Good Enough Mom said...

Just another quick note re: the older sibling campaign... I really played up my older son's role in his baby brother's life, telling him over and over and over again that he gets to teach the baby EVERYTHING about the world. Then, when the baby did anything new, my older guy was totally overjoyed with all the progress he was making. Anyhooo, that was the frame for the teach-baby-to-share campaign. :)

From the look of your photos, though, your girls are getting there already!

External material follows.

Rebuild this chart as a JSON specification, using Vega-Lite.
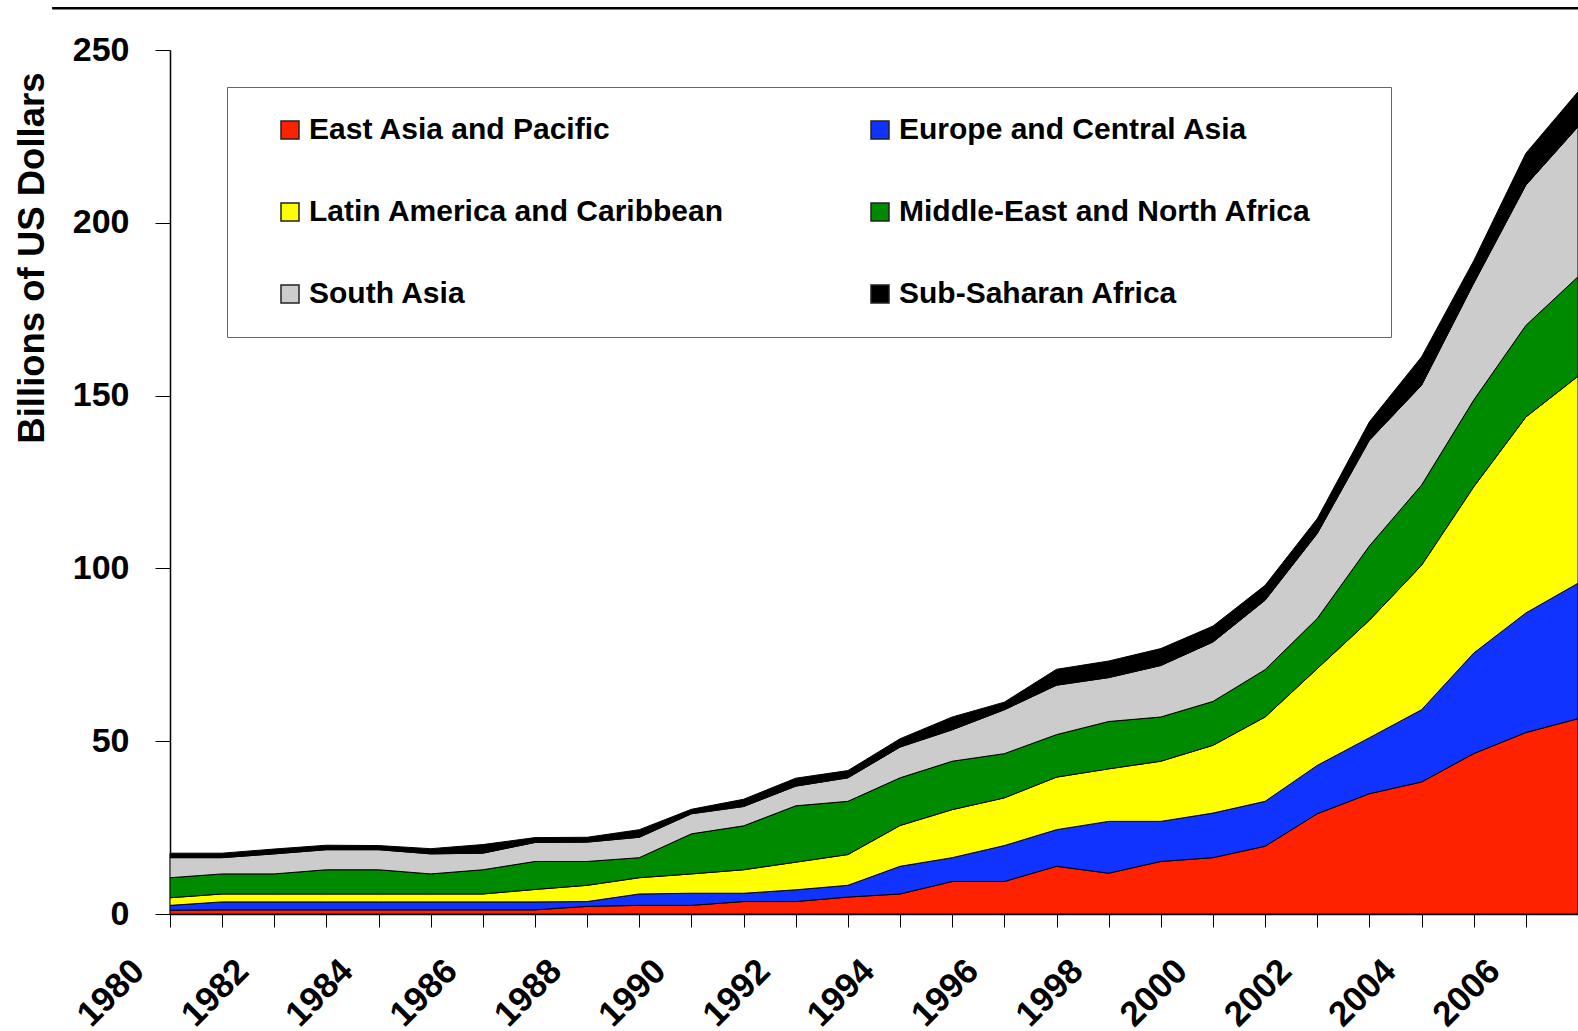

Existential Waitress said...

I am always concerned with the over-usage of the word "pretty" in reference to my daughter. My son (who is two years older) is smart and really excells at school, and our extended family in particular is a little over-zealous when it comes to constantly telling my son what a "genius" he is and my daughter how "pretty" she is. In truth, my daughter is probably just as smart, she's just younger, and I do not want her self-worth to be reduced to whether or not she's pretty enough. And I feel the same way about words like "fat" and "ugly." We don't use them either.

Grateful Twin Mom said...

Way to make "lemonade" out of the sad lemon tree loss. Love those shots of Eliza and Zoe. So cute.. Cheeks forever.